From where I stand: “When it comes to climate action, the issue is not the size of land but the utilisation of scarce water sources.”
I got into agriculture because it’s so important in Kenya, it’s one of the government’s priorities. I want to help increase food security in Kenya, and I want to help my community fight poverty which follows from food insecurity.
Most farmers in the local community don’t combine crops and plant in open fields. Using modern materials and techniques will improve productivity, and agri-nutrition – that’s why we’re training communities to build vertical gardens. They require minimal space, they’re cheap, you don’t need large amounts of inputs. It uses water more efficiently; you can use water from the kitchen and recycle it.
In the space of about 2x2m, you can plant around 165 seedlings, that’s a lot of produce, and this can turn into 1,000 plants. One of these gardens can support a family of five. You can spread planting times for even production and harvests all year round.
It is special because you can plant multiple different of crops that are nutritious for your body and you are able to sell surplus vegetables to the community.
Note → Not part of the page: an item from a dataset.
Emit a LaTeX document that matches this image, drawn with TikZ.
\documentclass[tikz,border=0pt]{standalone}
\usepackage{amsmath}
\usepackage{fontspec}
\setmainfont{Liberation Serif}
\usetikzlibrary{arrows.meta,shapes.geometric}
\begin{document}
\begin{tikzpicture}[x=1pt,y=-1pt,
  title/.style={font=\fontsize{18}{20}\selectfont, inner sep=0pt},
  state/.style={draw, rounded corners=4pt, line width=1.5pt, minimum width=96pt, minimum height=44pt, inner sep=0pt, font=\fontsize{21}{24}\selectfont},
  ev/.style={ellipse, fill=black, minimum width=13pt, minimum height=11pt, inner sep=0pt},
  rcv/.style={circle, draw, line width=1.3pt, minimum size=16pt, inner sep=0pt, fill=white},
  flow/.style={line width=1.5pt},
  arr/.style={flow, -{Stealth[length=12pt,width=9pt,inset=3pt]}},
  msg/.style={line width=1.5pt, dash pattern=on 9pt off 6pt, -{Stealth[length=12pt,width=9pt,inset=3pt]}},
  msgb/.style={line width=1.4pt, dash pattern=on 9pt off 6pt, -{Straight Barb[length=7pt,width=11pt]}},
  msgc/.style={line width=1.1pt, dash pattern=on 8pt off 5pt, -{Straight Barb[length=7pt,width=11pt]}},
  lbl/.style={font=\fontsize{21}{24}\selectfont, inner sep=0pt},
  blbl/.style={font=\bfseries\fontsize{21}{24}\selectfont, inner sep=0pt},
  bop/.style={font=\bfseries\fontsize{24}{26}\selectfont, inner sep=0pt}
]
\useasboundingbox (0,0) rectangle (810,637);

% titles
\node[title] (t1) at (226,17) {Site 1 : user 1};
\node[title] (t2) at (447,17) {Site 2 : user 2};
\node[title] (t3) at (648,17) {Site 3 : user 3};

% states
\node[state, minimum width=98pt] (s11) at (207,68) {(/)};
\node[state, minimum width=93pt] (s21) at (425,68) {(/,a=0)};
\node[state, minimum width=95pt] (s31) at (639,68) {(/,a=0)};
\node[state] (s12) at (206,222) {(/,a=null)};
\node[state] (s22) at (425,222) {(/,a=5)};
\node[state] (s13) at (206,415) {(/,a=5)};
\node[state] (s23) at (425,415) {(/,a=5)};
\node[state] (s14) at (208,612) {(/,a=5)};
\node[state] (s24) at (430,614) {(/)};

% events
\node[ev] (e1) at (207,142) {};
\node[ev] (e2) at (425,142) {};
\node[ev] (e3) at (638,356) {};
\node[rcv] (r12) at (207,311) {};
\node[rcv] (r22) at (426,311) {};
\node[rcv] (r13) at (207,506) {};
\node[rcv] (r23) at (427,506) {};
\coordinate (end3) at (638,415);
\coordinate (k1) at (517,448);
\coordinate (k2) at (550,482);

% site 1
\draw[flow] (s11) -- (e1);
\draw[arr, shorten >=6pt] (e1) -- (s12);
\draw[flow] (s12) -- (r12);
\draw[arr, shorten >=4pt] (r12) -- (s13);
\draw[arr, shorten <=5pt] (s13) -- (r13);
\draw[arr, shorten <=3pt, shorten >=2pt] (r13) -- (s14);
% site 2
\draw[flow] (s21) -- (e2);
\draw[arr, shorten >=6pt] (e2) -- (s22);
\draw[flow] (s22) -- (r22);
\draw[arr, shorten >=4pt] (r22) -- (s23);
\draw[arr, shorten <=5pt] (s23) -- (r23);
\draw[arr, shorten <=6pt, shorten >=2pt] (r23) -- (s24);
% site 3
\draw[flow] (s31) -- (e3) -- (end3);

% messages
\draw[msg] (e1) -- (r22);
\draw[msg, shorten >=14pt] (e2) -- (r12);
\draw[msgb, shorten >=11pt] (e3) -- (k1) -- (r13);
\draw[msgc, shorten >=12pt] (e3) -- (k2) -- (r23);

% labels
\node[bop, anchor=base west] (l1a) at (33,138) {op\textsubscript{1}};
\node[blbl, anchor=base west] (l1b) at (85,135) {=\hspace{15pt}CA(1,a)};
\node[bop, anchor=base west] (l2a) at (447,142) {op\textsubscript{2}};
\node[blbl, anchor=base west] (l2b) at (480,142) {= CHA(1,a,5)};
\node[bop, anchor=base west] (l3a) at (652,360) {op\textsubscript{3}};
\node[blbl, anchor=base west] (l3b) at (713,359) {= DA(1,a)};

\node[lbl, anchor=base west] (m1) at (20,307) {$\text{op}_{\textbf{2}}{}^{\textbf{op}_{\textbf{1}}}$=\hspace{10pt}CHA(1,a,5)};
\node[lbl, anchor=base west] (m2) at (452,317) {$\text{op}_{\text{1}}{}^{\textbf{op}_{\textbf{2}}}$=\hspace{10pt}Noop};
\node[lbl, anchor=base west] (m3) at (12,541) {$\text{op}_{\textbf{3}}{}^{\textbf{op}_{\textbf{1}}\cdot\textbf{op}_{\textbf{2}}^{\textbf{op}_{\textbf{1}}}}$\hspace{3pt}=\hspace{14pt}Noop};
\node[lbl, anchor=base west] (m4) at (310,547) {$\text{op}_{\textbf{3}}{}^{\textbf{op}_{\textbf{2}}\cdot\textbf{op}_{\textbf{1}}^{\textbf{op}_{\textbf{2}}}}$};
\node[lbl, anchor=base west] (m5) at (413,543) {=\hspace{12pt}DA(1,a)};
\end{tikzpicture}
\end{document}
Men mostly handle marketing of goods and they’re the ones that get the income. We want to get women involved because they are usually spending time tending to crops and preparing food. They understand these new practices, as they’re largely responsible for providing their families with better nutrition and potential added income.
When it comes to climate action here, the issue is not the size of land but the utilisation of scarce water sources. There is still drought. We always advise to harvest the rain. Despite the level of drought, not anyone can do it. People can’t afford water tanks, guttering for their homes.”
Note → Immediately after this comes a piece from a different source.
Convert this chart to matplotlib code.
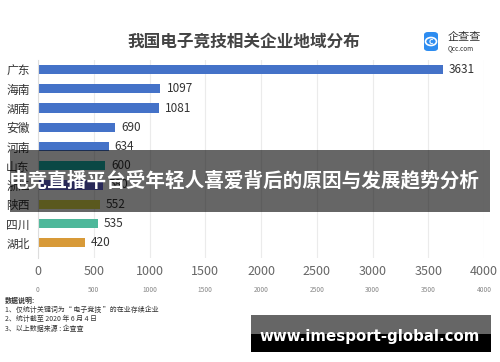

Rachel Nzulu, 29, works for Laikipia County Government’s Department of Agriculture. She is also a Trainer of Trainers for the joint UN Women and Food and Agriculture Organisation project, Economic Empowerment of Women Through Climate Smart Agriculture in Arid & Semi-Arid Central Areas. The project, supported by the Korea International Cooperation Agency (KOICA), reflects Sustainable Development Goal 15, which aims to Protect, restore and promote sustainable use of terrestrial ecosystems, sustainably manage forests, combat desertification, and halt and reverse land degradation and halt biodiversity loss. Nzulu and her team will be working with over 23 community-based self-help groups in Laikipia who want to learn new farming practices. By end of 2023, the project will have reached over 2,400 farmers across three counties.